═════ SUPPLIED DATA

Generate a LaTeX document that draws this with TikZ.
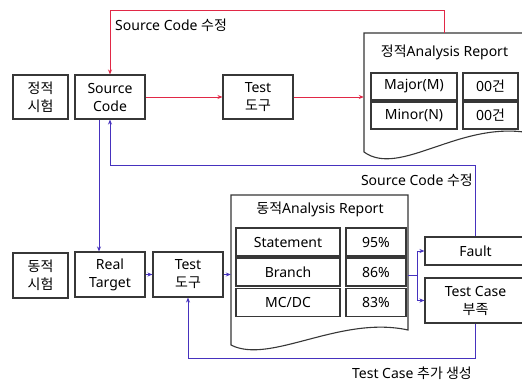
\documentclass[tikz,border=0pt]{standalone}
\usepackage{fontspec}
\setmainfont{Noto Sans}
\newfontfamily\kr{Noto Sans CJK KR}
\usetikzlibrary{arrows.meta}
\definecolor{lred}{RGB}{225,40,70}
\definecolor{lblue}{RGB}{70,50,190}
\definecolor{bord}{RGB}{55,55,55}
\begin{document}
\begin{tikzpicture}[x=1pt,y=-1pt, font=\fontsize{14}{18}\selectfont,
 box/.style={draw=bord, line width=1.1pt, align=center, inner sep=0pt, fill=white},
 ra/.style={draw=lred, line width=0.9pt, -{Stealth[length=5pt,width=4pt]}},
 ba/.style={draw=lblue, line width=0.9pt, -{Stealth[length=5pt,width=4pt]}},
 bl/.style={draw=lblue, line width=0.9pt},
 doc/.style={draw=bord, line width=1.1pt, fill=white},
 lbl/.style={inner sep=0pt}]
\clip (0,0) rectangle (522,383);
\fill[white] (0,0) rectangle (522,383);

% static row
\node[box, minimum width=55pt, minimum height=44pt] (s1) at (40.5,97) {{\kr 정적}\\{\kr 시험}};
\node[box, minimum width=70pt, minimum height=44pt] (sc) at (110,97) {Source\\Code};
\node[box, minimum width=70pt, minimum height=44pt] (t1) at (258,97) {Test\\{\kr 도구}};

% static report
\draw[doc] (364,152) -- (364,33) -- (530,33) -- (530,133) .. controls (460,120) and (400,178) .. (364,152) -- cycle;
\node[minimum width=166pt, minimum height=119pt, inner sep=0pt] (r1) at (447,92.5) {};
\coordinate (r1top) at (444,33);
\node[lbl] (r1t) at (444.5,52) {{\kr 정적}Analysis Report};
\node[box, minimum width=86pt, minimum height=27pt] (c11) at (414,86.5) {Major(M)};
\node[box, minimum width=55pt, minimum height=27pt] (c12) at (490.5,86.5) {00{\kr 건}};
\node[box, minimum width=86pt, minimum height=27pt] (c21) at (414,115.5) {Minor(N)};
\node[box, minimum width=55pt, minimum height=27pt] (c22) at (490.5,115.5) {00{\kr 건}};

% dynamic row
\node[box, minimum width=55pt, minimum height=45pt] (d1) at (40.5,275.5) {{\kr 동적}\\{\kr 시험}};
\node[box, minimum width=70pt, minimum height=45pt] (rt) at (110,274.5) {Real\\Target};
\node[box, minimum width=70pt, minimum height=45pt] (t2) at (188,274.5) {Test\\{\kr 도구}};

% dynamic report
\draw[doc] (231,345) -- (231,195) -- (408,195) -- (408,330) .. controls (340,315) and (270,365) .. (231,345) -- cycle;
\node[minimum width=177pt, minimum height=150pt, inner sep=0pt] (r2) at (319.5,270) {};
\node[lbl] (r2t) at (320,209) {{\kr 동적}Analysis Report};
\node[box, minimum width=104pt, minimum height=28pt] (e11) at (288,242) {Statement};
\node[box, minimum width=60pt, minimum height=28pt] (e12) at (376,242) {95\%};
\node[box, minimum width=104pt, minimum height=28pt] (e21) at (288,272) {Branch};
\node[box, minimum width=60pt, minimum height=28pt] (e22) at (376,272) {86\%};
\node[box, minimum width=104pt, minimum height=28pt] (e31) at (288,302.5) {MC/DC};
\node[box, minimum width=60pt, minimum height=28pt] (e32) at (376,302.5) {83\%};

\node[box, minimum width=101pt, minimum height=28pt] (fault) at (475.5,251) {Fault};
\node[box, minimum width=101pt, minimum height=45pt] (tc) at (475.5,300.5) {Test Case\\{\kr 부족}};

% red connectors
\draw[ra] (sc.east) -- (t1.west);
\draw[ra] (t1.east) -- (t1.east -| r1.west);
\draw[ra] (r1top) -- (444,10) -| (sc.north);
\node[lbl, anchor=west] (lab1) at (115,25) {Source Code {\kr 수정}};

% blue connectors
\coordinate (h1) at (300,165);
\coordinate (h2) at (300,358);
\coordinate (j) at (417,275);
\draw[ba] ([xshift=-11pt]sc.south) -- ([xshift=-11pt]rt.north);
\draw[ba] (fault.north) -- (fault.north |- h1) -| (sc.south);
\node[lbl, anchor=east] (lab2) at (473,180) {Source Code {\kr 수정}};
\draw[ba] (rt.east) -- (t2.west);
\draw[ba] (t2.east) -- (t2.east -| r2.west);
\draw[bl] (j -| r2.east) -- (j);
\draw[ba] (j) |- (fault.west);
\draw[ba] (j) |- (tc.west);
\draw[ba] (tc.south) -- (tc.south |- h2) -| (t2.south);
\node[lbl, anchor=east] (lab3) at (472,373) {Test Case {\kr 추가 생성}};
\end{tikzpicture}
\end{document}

══════════

Restate the data above word for word. Skip every picture.

■ RESPONSE ■
Generate a LaTeX document that draws this with TikZ.
\documentclass[tikz,border=0pt]{standalone}
\usepackage{fontspec}
\setmainfont{Noto Sans}
\newfontfamily\kr{Noto Sans CJK KR}
\usetikzlibrary{arrows.meta}
\definecolor{lred}{RGB}{225,40,70}
\definecolor{lblue}{RGB}{70,50,190}
\definecolor{bord}{RGB}{55,55,55}
\begin{document}
\begin{tikzpicture}[x=1pt,y=-1pt, font=\fontsize{14}{18}\selectfont,
 box/.style={draw=bord, line width=1.1pt, align=center, inner sep=0pt, fill=white},
 ra/.style={draw=lred, line width=0.9pt, -{Stealth[length=5pt,width=4pt]}},
 ba/.style={draw=lblue, line width=0.9pt, -{Stealth[length=5pt,width=4pt]}},
 bl/.style={draw=lblue, line width=0.9pt},
 doc/.style={draw=bord, line width=1.1pt, fill=white},
 lbl/.style={inner sep=0pt}]
\clip (0,0) rectangle (522,383);
\fill[white] (0,0) rectangle (522,383);

% static row
\node[box, minimum width=55pt, minimum height=44pt] (s1) at (40.5,97) {{\kr 정적}\\{\kr 시험}};
\node[box, minimum width=70pt, minimum height=44pt] (sc) at (110,97) {Source\\Code};
\node[box, minimum width=70pt, minimum height=44pt] (t1) at (258,97) {Test\\{\kr 도구}};

% static report
\draw[doc] (364,152) -- (364,33) -- (530,33) -- (530,133) .. controls (460,120) and (400,178) .. (364,152) -- cycle;
\node[minimum width=166pt, minimum height=119pt, inner sep=0pt] (r1) at (447,92.5) {};
\coordinate (r1top) at (444,33);
\node[lbl] (r1t) at (444.5,52) {{\kr 정적}Analysis Report};
\node[box, minimum width=86pt, minimum height=27pt] (c11) at (414,86.5) {Major(M)};
\node[box, minimum width=55pt, minimum height=27pt] (c12) at (490.5,86.5) {00{\kr 건}};
\node[box, minimum width=86pt, minimum height=27pt] (c21) at (414,115.5) {Minor(N)};
\node[box, minimum width=55pt, minimum height=27pt] (c22) at (490.5,115.5) {00{\kr 건}};

% dynamic row
\node[box, minimum width=55pt, minimum height=45pt] (d1) at (40.5,275.5) {{\kr 동적}\\{\kr 시험}};
\node[box, minimum width=70pt, minimum height=45pt] (rt) at (110,274.5) {Real\\Target};
\node[box, minimum width=70pt, minimum height=45pt] (t2) at (188,274.5) {Test\\{\kr 도구}};

% dynamic report
\draw[doc] (231,345) -- (231,195) -- (408,195) -- (408,330) .. controls (340,315) and (270,365) .. (231,345) -- cycle;
\node[minimum width=177pt, minimum height=150pt, inner sep=0pt] (r2) at (319.5,270) {};
\node[lbl] (r2t) at (320,209) {{\kr 동적}Analysis Report};
\node[box, minimum width=104pt, minimum height=28pt] (e11) at (288,242) {Statement};
\node[box, minimum width=60pt, minimum height=28pt] (e12) at (376,242) {95\%};
\node[box, minimum width=104pt, minimum height=28pt] (e21) at (288,272) {Branch};
\node[box, minimum width=60pt, minimum height=28pt] (e22) at (376,272) {86\%};
\node[box, minimum width=104pt, minimum height=28pt] (e31) at (288,302.5) {MC/DC};
\node[box, minimum width=60pt, minimum height=28pt] (e32) at (376,302.5) {83\%};

\node[box, minimum width=101pt, minimum height=28pt] (fault) at (475.5,251) {Fault};
\node[box, minimum width=101pt, minimum height=45pt] (tc) at (475.5,300.5) {Test Case\\{\kr 부족}};

% red connectors
\draw[ra] (sc.east) -- (t1.west);
\draw[ra] (t1.east) -- (t1.east -| r1.west);
\draw[ra] (r1top) -- (444,10) -| (sc.north);
\node[lbl, anchor=west] (lab1) at (115,25) {Source Code {\kr 수정}};

% blue connectors
\coordinate (h1) at (300,165);
\coordinate (h2) at (300,358);
\coordinate (j) at (417,275);
\draw[ba] ([xshift=-11pt]sc.south) -- ([xshift=-11pt]rt.north);
\draw[ba] (fault.north) -- (fault.north |- h1) -| (sc.south);
\node[lbl, anchor=east] (lab2) at (473,180) {Source Code {\kr 수정}};
\draw[ba] (rt.east) -- (t2.west);
\draw[ba] (t2.east) -- (t2.east -| r2.west);
\draw[bl] (j -| r2.east) -- (j);
\draw[ba] (j) |- (fault.west);
\draw[ba] (j) |- (tc.west);
\draw[ba] (tc.south) -- (tc.south |- h2) -| (t2.south);
\node[lbl, anchor=east] (lab3) at (472,373) {Test Case {\kr 추가 생성}};
\end{tikzpicture}
\end{document}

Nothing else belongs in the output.